Section B — Structured Response [30 marks]

11.

(a) The trolley moves with uniform/constant acceleration from rest. [1]

(b) [2]
Working: a = (v − u) / t = (12 − 0) / 4 = 3.0 m/s²
Marking: 1 mark for correct substitution; 1 mark for correct answer with unit.

(c) [3]
Working: Distance = area under v-t graph from t = 0 to t = 10 s.
Area = area of triangle (0–4 s) + area of rectangle (4–8 s) + area of triangle (8–10 s)
= ½ × 4 × 12 + 4 × 12 + ½ × 2 × 12
= 24 + 48 + 12 = 84 m
Marking: 1 mark for identifying area method; 1 mark for correct areas; 1 mark for correct total.

12.

(a) [2]
Expected diagram:

Weight (W) acting vertically downward from centre of mass
Normal contact force (N) acting vertically upward from the surface
Applied force (F = 30 N) at 25° above horizontal
Frictional force (f) acting horizontally opposite to direction of motion
Marking: 1 mark for correct forces; 1 mark for correct directions and labels.

(b) [3]
Working: At constant velocity, net horizontal force = 0.
Horizontal component of applied force = 30 × cos 25° = 30 × 0.906 = 27.2 N
Frictional force = horizontal component = 27 N (to 2 s.f.)
Marking: 1 mark for resolving force; 1 mark for equating to friction; 1 mark for correct answer.

(c) [2]
Reasoning: According to Newton's First Law, an object continues in uniform motion (constant velocity) when the net force acting on it is zero.
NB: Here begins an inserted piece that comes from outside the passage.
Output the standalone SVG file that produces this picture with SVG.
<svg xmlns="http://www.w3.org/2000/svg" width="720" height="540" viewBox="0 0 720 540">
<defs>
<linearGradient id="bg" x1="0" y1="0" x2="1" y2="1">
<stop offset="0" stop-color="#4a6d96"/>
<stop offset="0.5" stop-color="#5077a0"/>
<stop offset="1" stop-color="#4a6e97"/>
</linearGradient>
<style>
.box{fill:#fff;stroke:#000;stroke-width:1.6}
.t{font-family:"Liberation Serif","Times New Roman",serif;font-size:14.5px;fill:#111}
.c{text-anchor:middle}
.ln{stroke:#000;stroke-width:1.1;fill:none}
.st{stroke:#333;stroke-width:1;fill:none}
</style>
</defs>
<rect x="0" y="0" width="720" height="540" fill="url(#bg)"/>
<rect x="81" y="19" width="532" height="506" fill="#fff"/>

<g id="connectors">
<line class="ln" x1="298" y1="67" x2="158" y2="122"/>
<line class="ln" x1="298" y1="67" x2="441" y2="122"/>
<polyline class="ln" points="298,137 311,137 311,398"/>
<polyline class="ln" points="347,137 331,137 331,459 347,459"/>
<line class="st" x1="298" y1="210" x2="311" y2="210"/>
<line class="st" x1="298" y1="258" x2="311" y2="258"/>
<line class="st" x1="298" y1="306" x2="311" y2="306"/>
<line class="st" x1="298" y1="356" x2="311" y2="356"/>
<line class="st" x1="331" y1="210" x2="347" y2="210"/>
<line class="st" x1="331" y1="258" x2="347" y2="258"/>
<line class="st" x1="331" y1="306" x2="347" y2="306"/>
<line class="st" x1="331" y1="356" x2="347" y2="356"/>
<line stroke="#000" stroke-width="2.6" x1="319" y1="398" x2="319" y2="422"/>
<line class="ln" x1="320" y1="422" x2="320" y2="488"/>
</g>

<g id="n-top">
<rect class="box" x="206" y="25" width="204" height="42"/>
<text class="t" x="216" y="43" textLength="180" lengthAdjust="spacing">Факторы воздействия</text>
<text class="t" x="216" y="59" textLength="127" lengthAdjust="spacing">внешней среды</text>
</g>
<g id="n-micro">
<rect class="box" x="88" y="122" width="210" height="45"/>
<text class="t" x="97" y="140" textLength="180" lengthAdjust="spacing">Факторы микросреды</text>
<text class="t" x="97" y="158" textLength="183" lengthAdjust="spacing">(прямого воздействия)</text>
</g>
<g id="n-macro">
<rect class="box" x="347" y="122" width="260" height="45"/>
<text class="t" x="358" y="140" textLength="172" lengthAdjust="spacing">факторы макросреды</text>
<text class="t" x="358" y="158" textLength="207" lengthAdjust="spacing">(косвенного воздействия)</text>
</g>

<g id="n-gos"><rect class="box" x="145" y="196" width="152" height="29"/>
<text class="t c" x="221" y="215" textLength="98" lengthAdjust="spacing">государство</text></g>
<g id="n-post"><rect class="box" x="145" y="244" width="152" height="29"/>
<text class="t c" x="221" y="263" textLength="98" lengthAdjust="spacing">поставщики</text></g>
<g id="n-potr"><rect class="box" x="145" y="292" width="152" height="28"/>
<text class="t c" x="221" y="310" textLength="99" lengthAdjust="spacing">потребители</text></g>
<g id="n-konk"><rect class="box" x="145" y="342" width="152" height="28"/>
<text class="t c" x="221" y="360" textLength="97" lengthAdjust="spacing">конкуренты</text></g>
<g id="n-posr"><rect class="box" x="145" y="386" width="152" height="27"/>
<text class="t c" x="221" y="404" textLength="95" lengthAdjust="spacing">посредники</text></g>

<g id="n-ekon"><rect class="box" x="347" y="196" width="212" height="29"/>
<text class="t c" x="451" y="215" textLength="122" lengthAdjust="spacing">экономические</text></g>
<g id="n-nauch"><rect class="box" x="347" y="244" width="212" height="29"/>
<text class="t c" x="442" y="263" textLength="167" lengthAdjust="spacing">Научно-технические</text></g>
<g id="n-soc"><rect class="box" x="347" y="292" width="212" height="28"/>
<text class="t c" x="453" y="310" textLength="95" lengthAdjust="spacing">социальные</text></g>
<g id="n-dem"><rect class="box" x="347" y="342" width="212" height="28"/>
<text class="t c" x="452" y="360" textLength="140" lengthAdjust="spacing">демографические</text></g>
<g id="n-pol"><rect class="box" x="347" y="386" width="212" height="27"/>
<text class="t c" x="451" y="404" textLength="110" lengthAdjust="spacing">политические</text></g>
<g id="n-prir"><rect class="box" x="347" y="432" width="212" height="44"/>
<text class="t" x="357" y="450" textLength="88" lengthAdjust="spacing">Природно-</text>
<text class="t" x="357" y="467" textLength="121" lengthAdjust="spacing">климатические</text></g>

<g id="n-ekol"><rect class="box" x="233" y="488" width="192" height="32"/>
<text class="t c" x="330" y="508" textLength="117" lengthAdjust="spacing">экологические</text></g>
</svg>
Since the block moves at constant velocity, the forward component of the applied force is balanced by the frictional force, so the resultant force is zero. [2]
Marking: 1 mark for mentioning Newton's First Law / balanced forces; 1 mark for explaining that forward force equals friction.

13.

(a) [1]
Working: Weight = mg = 200 × 10 = 2000 N

(b) [2]
Working: Work done = F × d = weight × height = 2000 × 15 = 30,000 J (or 3.0 × 10⁴ J)
Marking: 1 mark for using weight as force; 1 mark for correct answer.

(c) [2]
Working: Power = Work / time = 30,000 / 6.0 = 5000 W (or 5.0 kW)
Marking: 1 mark for correct formula; 1 mark for correct answer.

(d) [1]
Accept any one of:

Energy is lost as heat/sound due to friction in the crane mechanism.
The crane has to overcome air resistance.
Some energy is used to accelerate the cable/load initially.
The motor is not 100% efficient.

14.

(a) [2]
Working: Vertical motion: h = ½gt² → 45 = ½ × 10 × t² → t² = 9 → t = 3.0 s
Marking: 1 mark for correct equation; 1 mark for correct answer.

(b) [2]
Working: Horizontal distance = horizontal velocity × time = 10 × 3.0 = 30 m
Marking: 1 mark for using horizontal velocity; 1 mark for correct answer.

(c) [3]
Working:
Vertical velocity just before impact: v_y = gt = 10 × 3.0 = 30 m/s
Horizontal velocity remains: v_x = 10 m/s
Resultant speed = √(v_x² + v_y²) = √(10² + 30²) = √(100 + 900) = √1000 = 31.6 m/s (or 32 m/s to 2 s.f.)
Marking: 1 mark for finding v_y; 1 mark for using Pythagoras; 1 mark for correct answer.

15.

(a) [3]
Working: Resultant force = √(F₁² + F₂²) = √(18² + 24²) = √(324 + 576) = √900 = 30 N
Marking: 1 mark for using Pythagoras; 1 mark for correct substitution; 1 mark for correct answer.

(b) [2]
Working: a = F/m = 30 / 3.0 = 10 m/s²
Marking: 1 mark for using F = ma; 1 mark for correct answer.

(c) [1]
Working: Direction: tan θ = F₂/F₁ = 24/18 = 1.333 → θ = tan⁻¹(1.333) = 53° above F₁ (or 53° from the horizontal, measured toward F₂)
Marking: 1 mark for correct angle and direction.

Total: 50 marks